Young guns go for it: Stock, Aitken and Waterman in the 80s
It was 20 years ago today that a musical watershed was passed. Not as venerated as Sgt Pepper but almost as lucrative: for 1985 saw the first number one for the UK's hit factory managers, Stock, Aitken and Waterman.
Over the next decade their trademark brand of brutally-sequenced kindergarten melodies spread like a rash across the charts: in 1989, 28% of all records sold in the UK were SAW productions.
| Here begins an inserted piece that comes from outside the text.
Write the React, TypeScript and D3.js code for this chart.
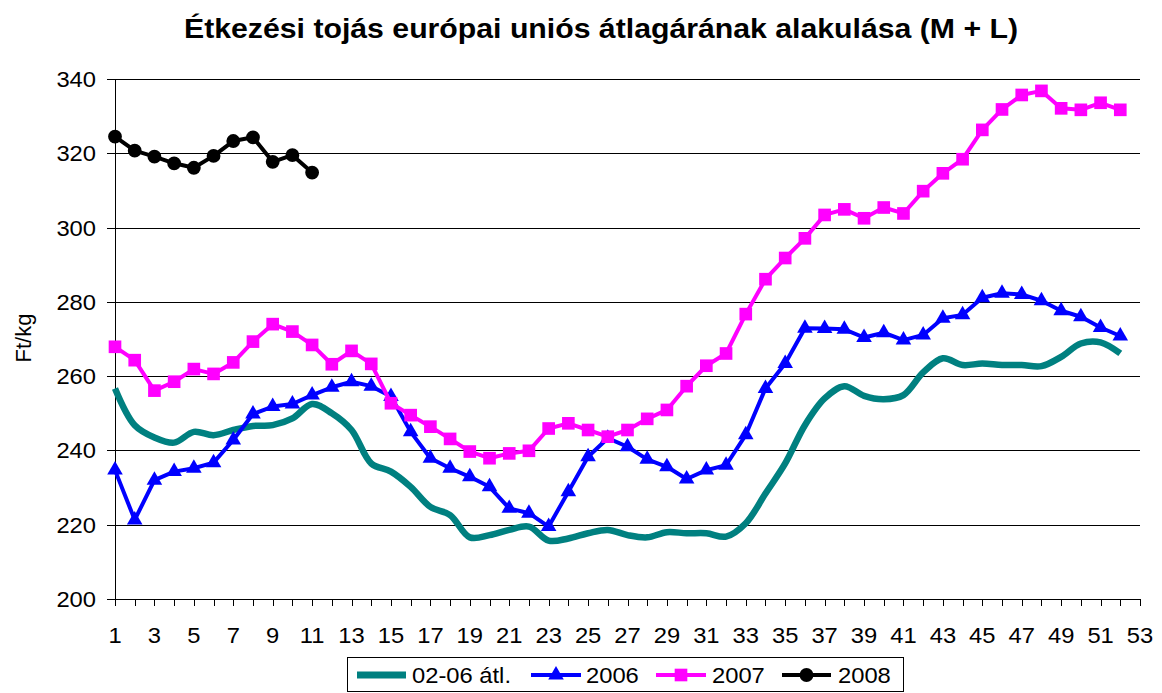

Churning out tunes and arrangements for a succession of biddable young singers with little or no creative role, the team gave the world both Kylie and Jason, not to mention Rick Astley, Mel and Kim, Bananarama and Samantha Fox.
Their success was such that SAW took to comparing themselves to Motown, though quite apart from questions of quality, this rather downplays the production team's pretty copious output of failures - only the most terminal pop trivia obsessives will remember the careers of Lonnie Gordon, Delage, Erik, Pat & Mick or Jeb Million.
As tends to happen with really successful careers that aren't brought down by drugs, money rows broke up the partnership, which dissolved in the early 1990s amid some pretty bitter litigation.
Time, however, appears to have healed the rift, and the team have just announced their intention to go back to work. "Can they reclaim their crown in a world of iPods and chart-topping Arctic Monkeys?" wonders an article in today's Times, rather suggesting that their time has passed.
I'm inclined to think, however, that SAW's work in the 80s - much as it seemed painfully obvious on its release - was in fact way ahead of its time. Pete Waterman became one of the architects of the Pop Idol phenomenon this century, but most of its key components were in place at the SAW mill long before the programme aired.
It wasn't simply a matter of moulding impressionable youngsters hungry for celebrity. They also recognised the usefulness of a TV tie-in: hence the value of inviting the Neighbours over.
Another of their blazing insights, whose currency has yet to wear out, is that the pop audience does not necessarily want brilliantly talented, charismatic, original or even very good-looking performers: there's a huge appetite for people who are almost luminously ordinary, because they make the common dream of becoming famous that much closer.
Linked to this - perhaps their most brilliant idea, and one which augurs well for their continued success - is the team's realisation that when it comes to chart music, it's pre-pubescent kids who are now the vital demographic. The SAW team - as they proved when they tossed off an apparently authentic funk workout in Roadblock - knew perfectly well how to make quite sophisticated music.
But they also knew they were after the pocket money of the last remaining age group to whom pop music really mattered: so they delivered a weird, sexless disco with its melodic roots firmly in the nursery rhyme.
We might not have liked it, but it sounded great to the innocent - and probably still will.